Neighborhood House, located on Salt Lake’s west side at 1050 West 500 South, was founded in 1894 by former teacher Emma K. McVicker. McVicker hoped to provide children from lower-income neighborhoods with the tools to succeed in main-stream schools with their more privileged peers. Today, Neighborhood House provides the same level of services to the community, providing a multicultural and multilingual environment for pre-school children, after-school programs, and opportunities for older children to work as mentors, as well as adult day car for elderly individuals. Committed to providing resources to enrich the community, Neighborhood House also offers some unusual cultural resources, such as their outdoor Urban Gallery.
The Urban Gallery exists as the artistic transformation of 680 square feet located on the utilitarian doors of Neighborhood House’s garage structures; the project debuting this weekend will feature part of a global art action arranged by internationally renowned artist JR. The artist’s ongoing Inside Out Project features larger-than-life black and white portraits that reveal and share the faces and stories of nearly 10,000 communities around the globe.

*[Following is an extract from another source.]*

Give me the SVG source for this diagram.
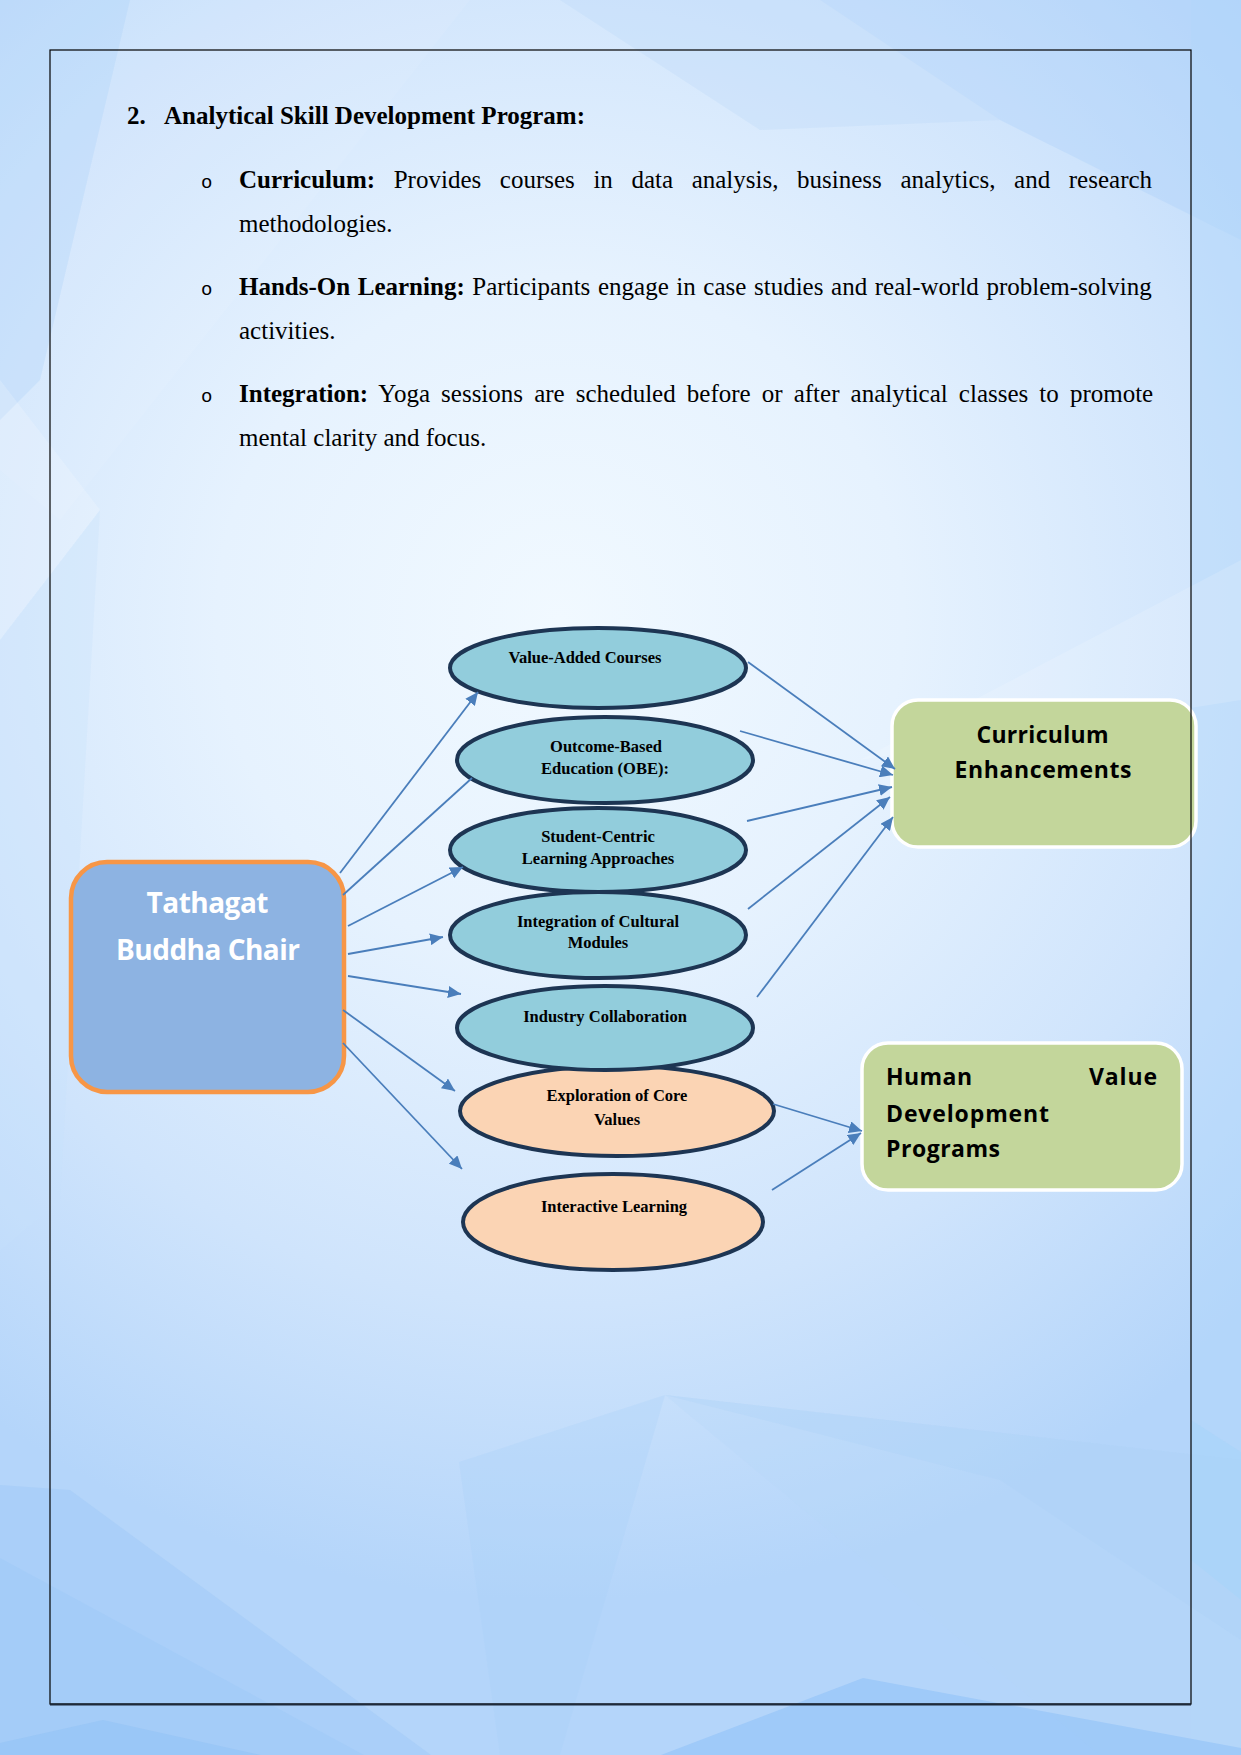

Salt Lake will soon join other communities “on the map.” Over the past month, photographer Michael Shoenfeld shot hundreds of individuals from the 84104 and 84116 area codes who responded to Neighborhood House’s call for participants; art instructors from the U of U volunteered their time to help select shots and create a layout for the project. The end result: 80 black and white portraits of local individuals wheat-pasted to the doors over the past week. Executive Director Jacob Brace was introduced to artist JR’s work by a friend, who showed him an article in Juxtapose magazine. Brace says that it was the “broad inclusiveness” and interactive nature of the project that intrigued the staff at Neighborhood House, and spurred the Urban Gallery to move away from previous paint (primarily aerosol) based projects. Brace hopes that viewers will appreciate the project not only for its artistic value, but for its community-building value.
The imagery is up just in time for Neighborhood House’s annual fundraising event, the Tent Party, which will take place this Saturday, September 22. But the entire process and completed project will also be documented on the Inside Out Project website, where viewers around the globe will be able to get to know Salt Lake’s diverse and unique people.